The Abraham Accords also underlines the powerful, but too often forgotten, role that civic society has to play in peacemaking. That is why one of the key steps contained in this publication is the establishment of an International Fund for Israeli-Palestinian Peace. Modelled on the International Fund for Ireland, it would invest in civic society projects which bring Israelis and Palestinian together and create new constituencies for peace. As the International Fund for Ireland did so successfully in the decade prior to the Good Friday Agreement, it would open up new political space to fashion an agreement and provide the popular support necessary to sustain it.

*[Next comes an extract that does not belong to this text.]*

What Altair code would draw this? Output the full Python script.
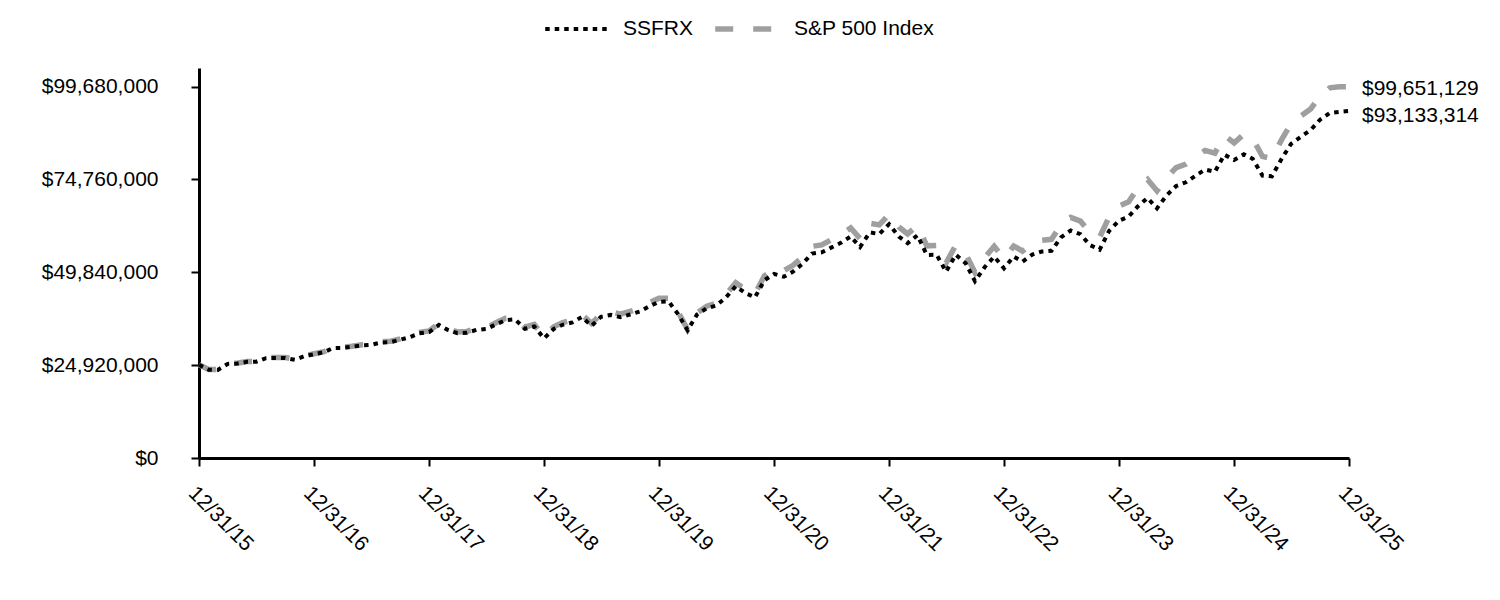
import altair as alt
import pandas as pd

# Month-end dates 12/31/15 .. 12/31/25
dates = pd.date_range("2015-12-31", "2025-12-31", freq="ME").strftime("%Y-%m-%dT00:00:00").tolist()

series_names = ["SSFRX", "S&P 500 Index"]

# values in millions of dollars
ssfrx_m = [
    25.00,
    23.70, 23.65, 25.25, 25.35, 25.80, 25.85, 26.80, 26.85, 26.85, 26.35, 27.35, 27.85,
    28.40, 29.50, 29.55, 29.85, 30.25, 30.40, 31.00, 31.10, 31.75, 32.45, 33.45, 33.80,
    35.70, 34.40, 33.50, 33.60, 34.40, 34.60, 35.85, 37.00, 37.20, 34.65, 35.30, 32.10,
    34.65, 35.75, 36.40, 37.85, 35.45, 37.90, 38.40, 37.80, 38.50, 39.30, 40.70, 41.90,
    42.00, 38.70, 34.30, 38.50, 40.20, 40.90, 43.10, 46.10, 44.30, 43.10, 47.70, 49.40,
    48.65, 49.95, 52.10, 54.85, 55.20, 56.45, 57.75, 59.45, 56.65, 60.55, 60.10, 62.75,
    59.45, 57.65, 59.75, 54.50, 54.55, 50.00, 54.55, 52.30, 47.45, 51.25, 54.05, 50.90,
    54.05, 52.70, 54.60, 55.40, 55.60, 59.20, 61.05, 60.05, 57.15, 55.90, 60.95, 63.65,
    64.80, 67.50, 69.80, 67.00, 70.50, 73.00, 74.00, 75.80, 77.40, 76.80, 81.40, 80.00,
    81.50, 80.30, 75.80, 75.60, 80.30, 84.30, 86.20, 88.00, 90.80, 92.60, 92.90, 93.133314,
]

sp500_m = [
    25.00,
    23.76, 23.73, 25.34, 25.44, 25.89, 25.96, 26.92, 26.96, 26.96, 26.47, 27.45, 27.99,
    28.52, 29.65, 29.69, 29.99, 30.41, 30.60, 31.23, 31.33, 31.97, 32.72, 33.72, 34.10,
    36.05, 34.72, 33.84, 33.97, 34.79, 35.00, 36.31, 37.49, 37.71, 35.13, 35.85, 32.61,
    35.22, 36.35, 37.06, 38.56, 36.11, 38.66, 39.22, 38.60, 39.32, 40.17, 41.63, 42.89,
    42.87, 39.34, 34.48, 38.90, 40.75, 41.56, 43.91, 47.07, 45.28, 44.08, 48.90, 50.78,
    50.27, 51.66, 53.92, 56.80, 57.20, 58.53, 59.93, 61.75, 58.88, 63.01, 62.57, 65.37,
    61.99, 60.14, 62.37, 56.93, 57.03, 52.33, 57.15, 54.82, 49.77, 53.80, 56.81, 53.54,
    56.90, 55.51, 57.55, 58.45, 58.70, 62.58, 64.59, 63.56, 60.53, 59.26, 64.67, 67.60,
    68.74, 72.41, 74.74, 71.69, 75.25, 77.95, 78.90, 80.82, 82.55, 81.80, 86.60, 84.54,
    86.89, 85.76, 80.93, 80.38, 85.44, 89.79, 91.80, 93.66, 97.08, 99.35, 99.60, 99.651129,
]

y_ticks = [0, 24920000, 49840000, 74760000, 99680000]
x_tick_years = list(range(2015, 2026))

ss_vals = [round(v * 1e6) for v in ssfrx_m]
sp_vals = [round(v * 1e6) for v in sp500_m]

df = pd.DataFrame({
    "date": dates * 2,
    "series": [series_names[0]] * len(dates) + [series_names[1]] * len(dates),
    "value": ss_vals + sp_vals,
})

ss_end = pd.DataFrame({"date": [dates[-1]], "value": [ss_vals[-1]]})
sp_end = pd.DataFrame({"date": [dates[-1]], "value": [sp_vals[-1]]})

FONT = "Liberation Sans"

x_enc = alt.X(
    "date:T",
    title=None,
    scale=alt.Scale(
        domain=[alt.DateTime(year=2015, month=12, date=31), alt.DateTime(year=2025, month=12, date=31)],
        nice=False,
        padding=0,
    ),
    axis=alt.Axis(
        values=[alt.DateTime(year=yr, month=12, date=31) for yr in x_tick_years],
        format="%m/%d/%y",
        labelAngle=45,
        labelAlign="left",
        labelBaseline="top",
        labelPadding=16,
        labelFontSize=21,
        labelFont=FONT,
        labelColor="black",
        domainColor="black",
        domainWidth=3,
        tickColor="black",
        tickWidth=2,
        tickSize=8,
        grid=False,
        labelOverlap=False,
    ),
)

y_enc = alt.Y(
    "value:Q",
    title=None,
    scale=alt.Scale(domain=[0, 104664000], nice=False, zero=True),
    axis=alt.Axis(
        values=y_ticks,
        format="$,.0f",
        labelFontSize=21,
        labelFont=FONT,
        labelColor="black",
        labelPadding=33,
        domainColor="black",
        domainWidth=3,
        tickColor="black",
        tickWidth=2,
        tickSize=8,
        grid=False,
    ),
)

color_enc = alt.Color(
    "series:N",
    title=None,
    scale=alt.Scale(domain=series_names, range=["#000000", "#a19e9f"]),
    legend=alt.Legend(
        orient="none",
        legendX=344,
        legendY=-75,
        direction="horizontal",
        symbolType="stroke",
        symbolSize=4300,
        labelFontSize=21,
        labelFont=FONT,
        labelColor="black",
        labelOffset=10,
        columnPadding=10,
        padding=0,
    ),
)
dash_enc = alt.StrokeDash(
    "series:N",
    title=None,
    scale=alt.Scale(domain=series_names, range=[[4.5, 5], [18, 20]]),
)
width_enc = alt.StrokeWidth(
    "series:N",
    title=None,
    scale=alt.Scale(domain=series_names, range=[4, 5.5]),
)

base = alt.Chart(df)

sp_line = base.transform_filter(alt.datum.series == series_names[1]).mark_line().encode(
    x=x_enc, y=y_enc, color=color_enc, strokeDash=dash_enc, strokeWidth=width_enc
)
ss_line = base.transform_filter(alt.datum.series == series_names[0]).mark_line().encode(
    x=x_enc, y=y_enc, color=color_enc, strokeDash=dash_enc, strokeWidth=width_enc
)

sp_label = alt.Chart(sp_end).mark_text(
    align="left", baseline="middle", dx=13, dy=2, fontSize=21, font=FONT, color="black"
).encode(x="date:T", y="value:Q", text=alt.Text("value:Q", format="$,.0f"))
ss_label = alt.Chart(ss_end).mark_text(
    align="left", baseline="middle", dx=13, dy=5, fontSize=21, font=FONT, color="black"
).encode(x="date:T", y="value:Q", text=alt.Text("value:Q", format="$,.0f"))

chart = alt.layer(sp_line, ss_line, sp_label, ss_label).properties(
    width=1150,
    height=390,
    autosize=alt.AutoSizeParams(type="none"),
    padding={"left": 191, "top": 60, "right": 138, "bottom": 130},
    background="white",
).configure(font=FONT).configure_view(stroke=None)

chart.save("out.html", embed_options={"renderer": "svg", "actions": False})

While this work has historically been woefully underfunded in Israel and Palestine, that is beginning to change, with the US Congress in late 2020 passing a five-year, $250m investment in peace-building work. Sadly, the UK government has remained detached from international discussions around the fund and has axed all UK funding for cross-border, people-to-people projects. Labour has adopted a different approach, with Keir Starmer pledging that, in government, we will work with our European, American and Middle Eastern allies to make the fund a reality.

As we mark Yitzhak Rabin’s death in November, let’s honour his memory by renewing our faith in the possibility of progress and embarking once again on steps towards a two-state solution.